The image of the infant God is as different from the stories and Christmas cards depicting the baby Jesus as the 1st century is from the 21st. The reality is that infants—unless you are the grandparents or gay uncles—are a lot of work.  They call forth care and concern on the part of the adults.  No one, not even grandparents and gay uncles, abdicate responsibility around a crying baby. I may indeed return the child to their parents if their parents are at hand because they can often provide the swiftest comfort. But if parents are not available everyone will do anything to calm and comfort the child. For some the response may be empathic; for others it is simply a matter of self-protection.

 

Someone once said that most of us feel as if we are always on the wrong side of the parental balance of power.

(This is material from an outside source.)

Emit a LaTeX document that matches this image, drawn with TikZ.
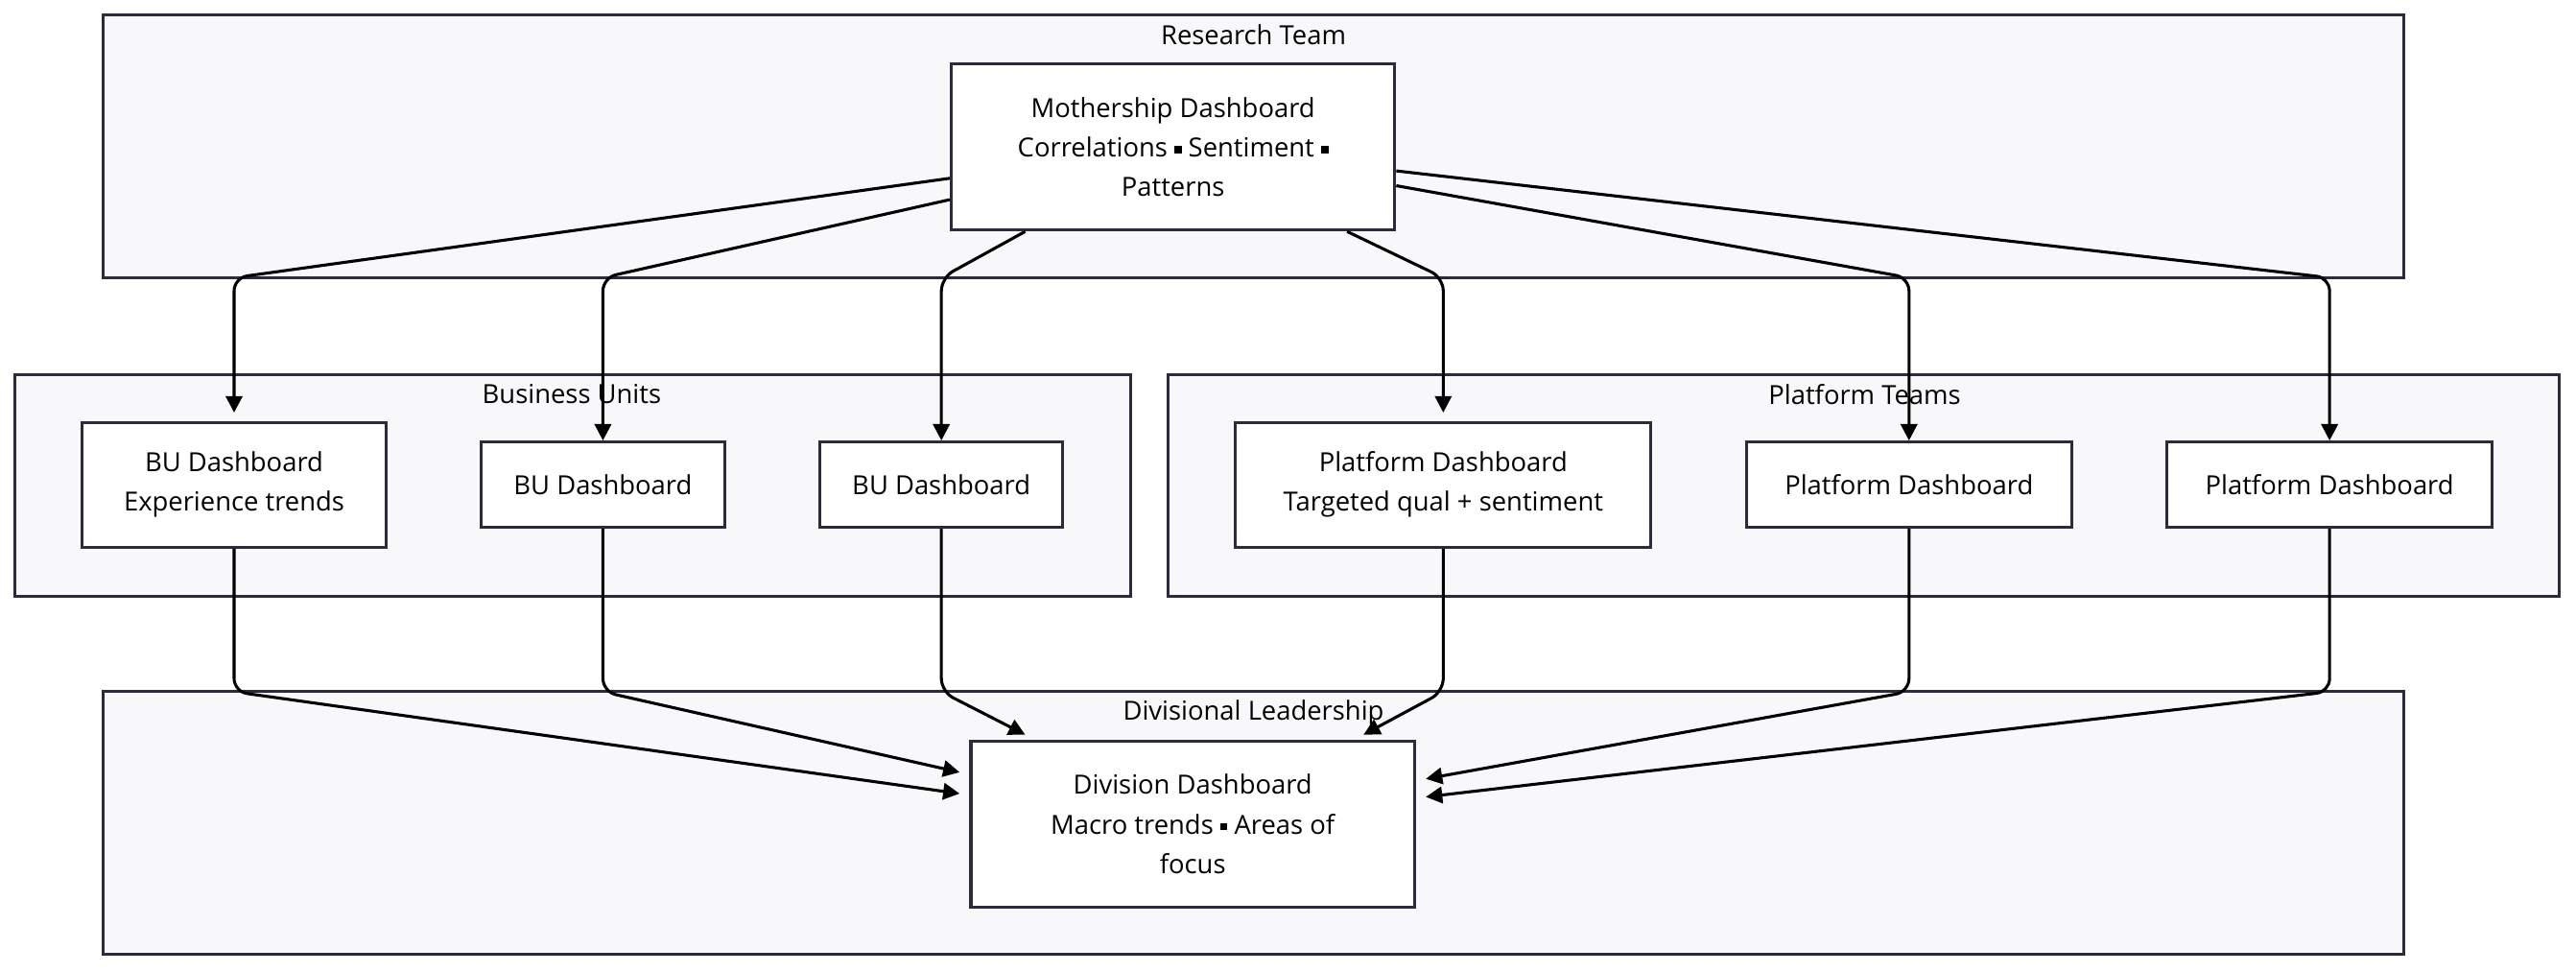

As children, we are sure that we live in a totalitarian state run by adults; as adults we learn that we are really living in a totalitarian state run by children. 

 

The reality is that the image of God as an infant can remind us of responsibility. It also should remind us that we cannot go it alone.  As Hillary Clinton reminds us, it takes a village to raise children.

 

Finally, the image of the infant God should call to mind the strong bond between an infant child and parents. The strong bond or attachment between infants and the adults who care for them is so strong that it lasts in good times and bad, throughout life and after life has ended. It inspires superhuman effort and gives meaning to our lives. It is this intimate and powerful bond that the infant God desires as he comes into the world. It is this bond that has the power to help us through our darkest days and will give us power to end poverty, just as others have ended apartheid and slavery. Emmanuel . . . God is with us, and together with God we can end poverty.